(Rows from a dataset of charts and code)
● ● ● ● ● ● ●

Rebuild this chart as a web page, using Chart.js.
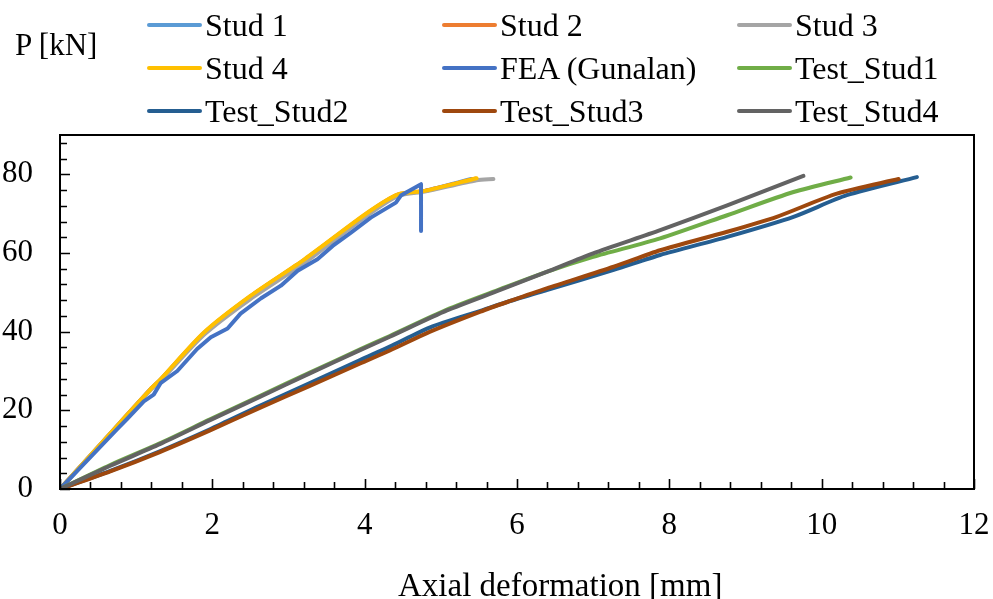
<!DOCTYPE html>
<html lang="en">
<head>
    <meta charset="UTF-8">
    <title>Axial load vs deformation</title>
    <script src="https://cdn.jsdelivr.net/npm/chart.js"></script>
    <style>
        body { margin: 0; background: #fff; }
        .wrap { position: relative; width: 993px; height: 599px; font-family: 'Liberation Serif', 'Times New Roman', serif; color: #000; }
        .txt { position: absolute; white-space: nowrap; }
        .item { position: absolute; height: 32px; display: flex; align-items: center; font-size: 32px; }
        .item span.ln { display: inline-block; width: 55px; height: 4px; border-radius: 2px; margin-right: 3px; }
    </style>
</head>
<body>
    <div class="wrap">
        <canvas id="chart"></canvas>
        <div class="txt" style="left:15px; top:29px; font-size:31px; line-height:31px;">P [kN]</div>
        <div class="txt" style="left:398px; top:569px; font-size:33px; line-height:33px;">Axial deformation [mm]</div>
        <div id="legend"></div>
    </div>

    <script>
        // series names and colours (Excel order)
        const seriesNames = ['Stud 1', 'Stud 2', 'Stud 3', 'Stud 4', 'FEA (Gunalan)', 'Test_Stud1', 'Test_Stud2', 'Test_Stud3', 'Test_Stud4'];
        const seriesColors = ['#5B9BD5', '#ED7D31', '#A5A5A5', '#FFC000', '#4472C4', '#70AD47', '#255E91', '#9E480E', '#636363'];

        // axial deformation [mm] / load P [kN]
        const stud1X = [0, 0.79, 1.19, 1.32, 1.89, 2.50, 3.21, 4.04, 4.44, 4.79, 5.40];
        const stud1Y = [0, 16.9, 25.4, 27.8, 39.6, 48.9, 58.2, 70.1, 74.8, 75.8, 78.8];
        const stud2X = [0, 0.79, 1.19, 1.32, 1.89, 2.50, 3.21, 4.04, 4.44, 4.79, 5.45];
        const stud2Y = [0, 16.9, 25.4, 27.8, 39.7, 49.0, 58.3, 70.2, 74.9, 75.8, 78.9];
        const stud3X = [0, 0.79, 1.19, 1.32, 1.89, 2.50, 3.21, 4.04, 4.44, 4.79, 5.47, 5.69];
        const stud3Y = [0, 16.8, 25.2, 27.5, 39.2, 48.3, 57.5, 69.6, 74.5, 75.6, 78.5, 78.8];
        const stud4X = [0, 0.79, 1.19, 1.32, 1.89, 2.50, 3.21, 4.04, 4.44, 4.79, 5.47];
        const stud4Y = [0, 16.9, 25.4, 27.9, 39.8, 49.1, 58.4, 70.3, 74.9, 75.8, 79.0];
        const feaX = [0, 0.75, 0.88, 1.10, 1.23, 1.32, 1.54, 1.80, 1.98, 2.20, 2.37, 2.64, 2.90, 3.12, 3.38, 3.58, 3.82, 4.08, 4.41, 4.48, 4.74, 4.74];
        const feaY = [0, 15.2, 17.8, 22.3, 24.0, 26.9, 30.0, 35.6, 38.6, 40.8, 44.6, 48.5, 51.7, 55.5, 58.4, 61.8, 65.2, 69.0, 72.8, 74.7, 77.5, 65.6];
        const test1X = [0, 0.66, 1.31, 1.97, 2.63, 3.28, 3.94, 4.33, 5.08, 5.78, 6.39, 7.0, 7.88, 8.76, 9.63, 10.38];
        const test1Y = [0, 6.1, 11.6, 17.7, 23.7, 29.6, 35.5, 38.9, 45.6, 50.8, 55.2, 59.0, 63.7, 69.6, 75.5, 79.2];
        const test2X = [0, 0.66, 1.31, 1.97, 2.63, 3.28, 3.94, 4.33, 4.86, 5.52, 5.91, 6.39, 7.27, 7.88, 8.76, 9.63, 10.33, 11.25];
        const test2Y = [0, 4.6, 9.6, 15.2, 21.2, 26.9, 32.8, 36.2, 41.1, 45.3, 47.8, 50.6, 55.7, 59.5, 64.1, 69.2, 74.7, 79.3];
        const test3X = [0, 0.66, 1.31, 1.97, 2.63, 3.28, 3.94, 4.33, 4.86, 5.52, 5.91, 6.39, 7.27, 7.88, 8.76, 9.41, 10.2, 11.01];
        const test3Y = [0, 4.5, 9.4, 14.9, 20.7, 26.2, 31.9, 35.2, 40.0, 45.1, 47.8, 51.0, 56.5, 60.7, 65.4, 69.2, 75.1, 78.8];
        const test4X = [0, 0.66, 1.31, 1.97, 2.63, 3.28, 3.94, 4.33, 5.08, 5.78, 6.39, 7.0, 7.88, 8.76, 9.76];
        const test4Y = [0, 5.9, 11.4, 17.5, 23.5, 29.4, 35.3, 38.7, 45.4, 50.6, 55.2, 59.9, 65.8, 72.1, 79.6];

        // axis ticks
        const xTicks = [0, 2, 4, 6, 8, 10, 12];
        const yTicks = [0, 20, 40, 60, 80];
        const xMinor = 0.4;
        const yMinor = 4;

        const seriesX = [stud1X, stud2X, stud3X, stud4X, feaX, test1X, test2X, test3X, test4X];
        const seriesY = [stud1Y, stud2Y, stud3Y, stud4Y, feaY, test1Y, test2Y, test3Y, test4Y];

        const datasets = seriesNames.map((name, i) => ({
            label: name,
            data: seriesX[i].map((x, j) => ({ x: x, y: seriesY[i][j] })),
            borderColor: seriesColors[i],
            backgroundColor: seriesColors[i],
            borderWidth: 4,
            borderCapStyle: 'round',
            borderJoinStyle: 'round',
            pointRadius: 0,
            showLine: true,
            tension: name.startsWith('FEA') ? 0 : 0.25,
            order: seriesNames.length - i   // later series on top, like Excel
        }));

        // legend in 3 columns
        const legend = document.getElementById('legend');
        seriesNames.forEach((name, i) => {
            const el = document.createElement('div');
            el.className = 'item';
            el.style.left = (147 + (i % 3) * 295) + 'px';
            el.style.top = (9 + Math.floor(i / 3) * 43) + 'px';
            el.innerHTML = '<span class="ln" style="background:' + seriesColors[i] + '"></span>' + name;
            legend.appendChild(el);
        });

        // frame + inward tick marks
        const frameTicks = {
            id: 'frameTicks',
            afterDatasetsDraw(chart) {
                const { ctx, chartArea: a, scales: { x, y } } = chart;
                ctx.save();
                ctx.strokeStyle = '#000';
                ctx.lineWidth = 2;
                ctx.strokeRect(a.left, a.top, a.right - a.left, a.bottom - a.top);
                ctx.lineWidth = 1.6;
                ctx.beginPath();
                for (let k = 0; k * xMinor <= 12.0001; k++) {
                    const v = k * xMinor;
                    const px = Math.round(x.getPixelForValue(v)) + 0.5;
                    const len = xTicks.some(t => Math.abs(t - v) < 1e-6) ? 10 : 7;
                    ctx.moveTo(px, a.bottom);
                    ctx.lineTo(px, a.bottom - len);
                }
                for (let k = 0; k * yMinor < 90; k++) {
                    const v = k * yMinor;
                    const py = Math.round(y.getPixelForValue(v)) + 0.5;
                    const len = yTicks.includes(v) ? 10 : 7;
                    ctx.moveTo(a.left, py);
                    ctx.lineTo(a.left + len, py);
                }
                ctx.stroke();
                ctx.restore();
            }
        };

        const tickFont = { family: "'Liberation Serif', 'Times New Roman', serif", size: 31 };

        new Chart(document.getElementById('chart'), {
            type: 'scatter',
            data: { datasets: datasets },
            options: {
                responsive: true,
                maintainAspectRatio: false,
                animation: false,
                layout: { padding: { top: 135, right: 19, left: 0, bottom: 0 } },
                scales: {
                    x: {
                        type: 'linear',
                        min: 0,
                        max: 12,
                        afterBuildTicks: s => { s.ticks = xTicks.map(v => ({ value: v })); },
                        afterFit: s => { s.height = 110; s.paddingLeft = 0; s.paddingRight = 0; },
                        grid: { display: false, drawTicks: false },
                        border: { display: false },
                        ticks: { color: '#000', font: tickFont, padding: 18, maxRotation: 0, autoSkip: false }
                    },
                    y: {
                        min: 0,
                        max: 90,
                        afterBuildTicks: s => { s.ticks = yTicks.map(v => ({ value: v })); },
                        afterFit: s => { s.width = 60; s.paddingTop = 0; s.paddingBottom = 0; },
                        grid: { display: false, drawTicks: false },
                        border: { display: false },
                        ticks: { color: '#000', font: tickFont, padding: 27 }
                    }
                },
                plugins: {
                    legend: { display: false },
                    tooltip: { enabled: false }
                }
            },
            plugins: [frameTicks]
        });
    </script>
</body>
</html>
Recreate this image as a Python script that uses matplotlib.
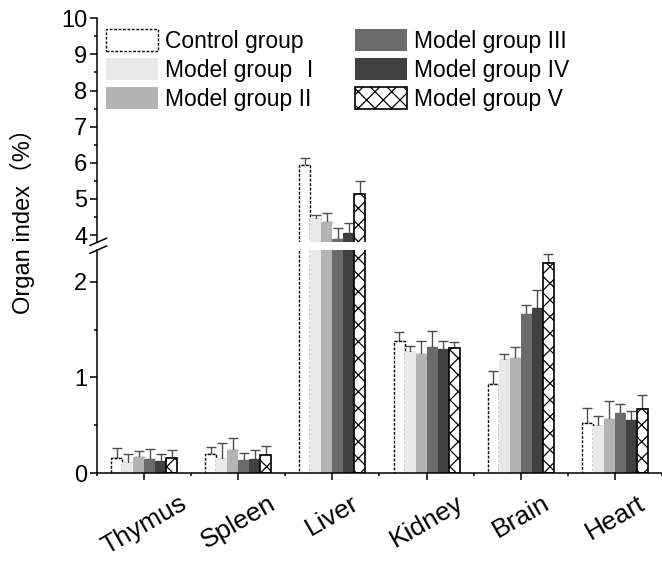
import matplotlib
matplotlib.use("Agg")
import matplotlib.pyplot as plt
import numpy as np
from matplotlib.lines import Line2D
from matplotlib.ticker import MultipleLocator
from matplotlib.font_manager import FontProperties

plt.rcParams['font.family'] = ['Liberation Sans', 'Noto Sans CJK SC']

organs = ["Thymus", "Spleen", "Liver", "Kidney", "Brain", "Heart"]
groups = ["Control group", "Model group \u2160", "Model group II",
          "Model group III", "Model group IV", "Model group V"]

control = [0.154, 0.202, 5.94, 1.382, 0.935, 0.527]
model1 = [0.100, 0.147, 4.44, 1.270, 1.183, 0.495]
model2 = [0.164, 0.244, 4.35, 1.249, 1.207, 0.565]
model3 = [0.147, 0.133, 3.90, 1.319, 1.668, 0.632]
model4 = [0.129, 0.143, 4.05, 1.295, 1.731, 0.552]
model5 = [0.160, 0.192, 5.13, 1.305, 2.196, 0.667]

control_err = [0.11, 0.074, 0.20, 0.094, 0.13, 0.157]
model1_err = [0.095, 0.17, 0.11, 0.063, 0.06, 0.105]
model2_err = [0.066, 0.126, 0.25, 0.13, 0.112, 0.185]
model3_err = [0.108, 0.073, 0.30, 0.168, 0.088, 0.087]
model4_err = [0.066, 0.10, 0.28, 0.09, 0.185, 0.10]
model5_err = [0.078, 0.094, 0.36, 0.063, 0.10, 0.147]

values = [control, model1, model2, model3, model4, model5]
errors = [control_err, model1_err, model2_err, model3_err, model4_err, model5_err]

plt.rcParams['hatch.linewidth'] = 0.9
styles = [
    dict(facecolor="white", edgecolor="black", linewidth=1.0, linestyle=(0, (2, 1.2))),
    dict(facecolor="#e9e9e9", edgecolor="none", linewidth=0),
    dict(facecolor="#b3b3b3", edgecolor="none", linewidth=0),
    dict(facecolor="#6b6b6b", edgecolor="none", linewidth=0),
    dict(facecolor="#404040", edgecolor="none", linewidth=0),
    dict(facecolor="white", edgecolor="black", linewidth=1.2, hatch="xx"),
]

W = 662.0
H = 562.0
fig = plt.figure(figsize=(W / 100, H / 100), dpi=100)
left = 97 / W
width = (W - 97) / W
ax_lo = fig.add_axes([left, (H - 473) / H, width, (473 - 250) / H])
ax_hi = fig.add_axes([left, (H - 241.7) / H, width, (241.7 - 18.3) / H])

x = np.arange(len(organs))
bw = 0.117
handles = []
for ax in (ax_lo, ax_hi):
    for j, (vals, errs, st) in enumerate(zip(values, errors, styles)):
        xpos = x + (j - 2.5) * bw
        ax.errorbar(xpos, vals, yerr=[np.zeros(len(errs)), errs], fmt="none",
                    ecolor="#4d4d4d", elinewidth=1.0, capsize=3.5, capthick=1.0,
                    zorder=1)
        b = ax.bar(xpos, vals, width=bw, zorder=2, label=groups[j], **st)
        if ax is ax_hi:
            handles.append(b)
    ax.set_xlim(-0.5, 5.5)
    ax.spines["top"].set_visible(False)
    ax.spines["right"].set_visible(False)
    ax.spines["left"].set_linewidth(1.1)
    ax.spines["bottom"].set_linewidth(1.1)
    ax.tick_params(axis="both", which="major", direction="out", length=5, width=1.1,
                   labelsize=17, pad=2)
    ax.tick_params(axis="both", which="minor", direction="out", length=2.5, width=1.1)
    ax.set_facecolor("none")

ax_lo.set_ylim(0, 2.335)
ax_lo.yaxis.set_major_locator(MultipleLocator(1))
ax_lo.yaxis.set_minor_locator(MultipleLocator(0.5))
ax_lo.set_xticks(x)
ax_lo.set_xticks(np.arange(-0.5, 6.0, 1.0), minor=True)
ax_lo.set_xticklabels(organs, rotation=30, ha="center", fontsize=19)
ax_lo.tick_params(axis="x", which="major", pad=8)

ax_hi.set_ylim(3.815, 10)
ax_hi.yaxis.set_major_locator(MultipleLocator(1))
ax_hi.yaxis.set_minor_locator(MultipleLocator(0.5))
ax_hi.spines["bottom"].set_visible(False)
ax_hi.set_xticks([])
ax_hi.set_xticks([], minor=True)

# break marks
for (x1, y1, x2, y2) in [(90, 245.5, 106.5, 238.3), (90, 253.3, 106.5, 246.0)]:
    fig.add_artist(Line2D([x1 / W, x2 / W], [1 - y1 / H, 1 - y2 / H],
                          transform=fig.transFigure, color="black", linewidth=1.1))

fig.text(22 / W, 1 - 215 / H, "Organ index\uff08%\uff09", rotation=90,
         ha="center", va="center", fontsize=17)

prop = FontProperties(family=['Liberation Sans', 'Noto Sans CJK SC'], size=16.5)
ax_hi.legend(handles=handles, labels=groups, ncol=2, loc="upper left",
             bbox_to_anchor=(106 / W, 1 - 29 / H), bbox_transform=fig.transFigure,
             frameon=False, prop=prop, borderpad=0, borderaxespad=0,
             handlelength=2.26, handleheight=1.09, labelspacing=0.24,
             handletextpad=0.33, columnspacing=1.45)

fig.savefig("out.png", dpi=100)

● ● ● ● ● ● ●

Using the listing above, repeat word for word each line from the one with "Recreate this image" down to the one with "model5_err = [0.078, 0.094, 0.36, 0.063, 0.10, 0.147]", both included. Omit all pictures.

Recreate this image as a Python script that uses matplotlib.
import matplotlib
matplotlib.use("Agg")
import matplotlib.pyplot as plt
import numpy as np
from matplotlib.lines import Line2D
from matplotlib.ticker import MultipleLocator
from matplotlib.font_manager import FontProperties

plt.rcParams['font.family'] = ['Liberation Sans', 'Noto Sans CJK SC']

organs = ["Thymus", "Spleen", "Liver", "Kidney", "Brain", "Heart"]
groups = ["Control group", "Model group \u2160", "Model group II",
          "Model group III", "Model group IV", "Model group V"]

control = [0.154, 0.202, 5.94, 1.382, 0.935, 0.527]
model1 = [0.100, 0.147, 4.44, 1.270, 1.183, 0.495]
model2 = [0.164, 0.244, 4.35, 1.249, 1.207, 0.565]
model3 = [0.147, 0.133, 3.90, 1.319, 1.668, 0.632]
model4 = [0.129, 0.143, 4.05, 1.295, 1.731, 0.552]
model5 = [0.160, 0.192, 5.13, 1.305, 2.196, 0.667]

control_err = [0.11, 0.074, 0.20, 0.094, 0.13, 0.157]
model1_err = [0.095, 0.17, 0.11, 0.063, 0.06, 0.105]
model2_err = [0.066, 0.126, 0.25, 0.13, 0.112, 0.185]
model3_err = [0.108, 0.073, 0.30, 0.168, 0.088, 0.087]
model4_err = [0.066, 0.10, 0.28, 0.09, 0.185, 0.10]
model5_err = [0.078, 0.094, 0.36, 0.063, 0.10, 0.147]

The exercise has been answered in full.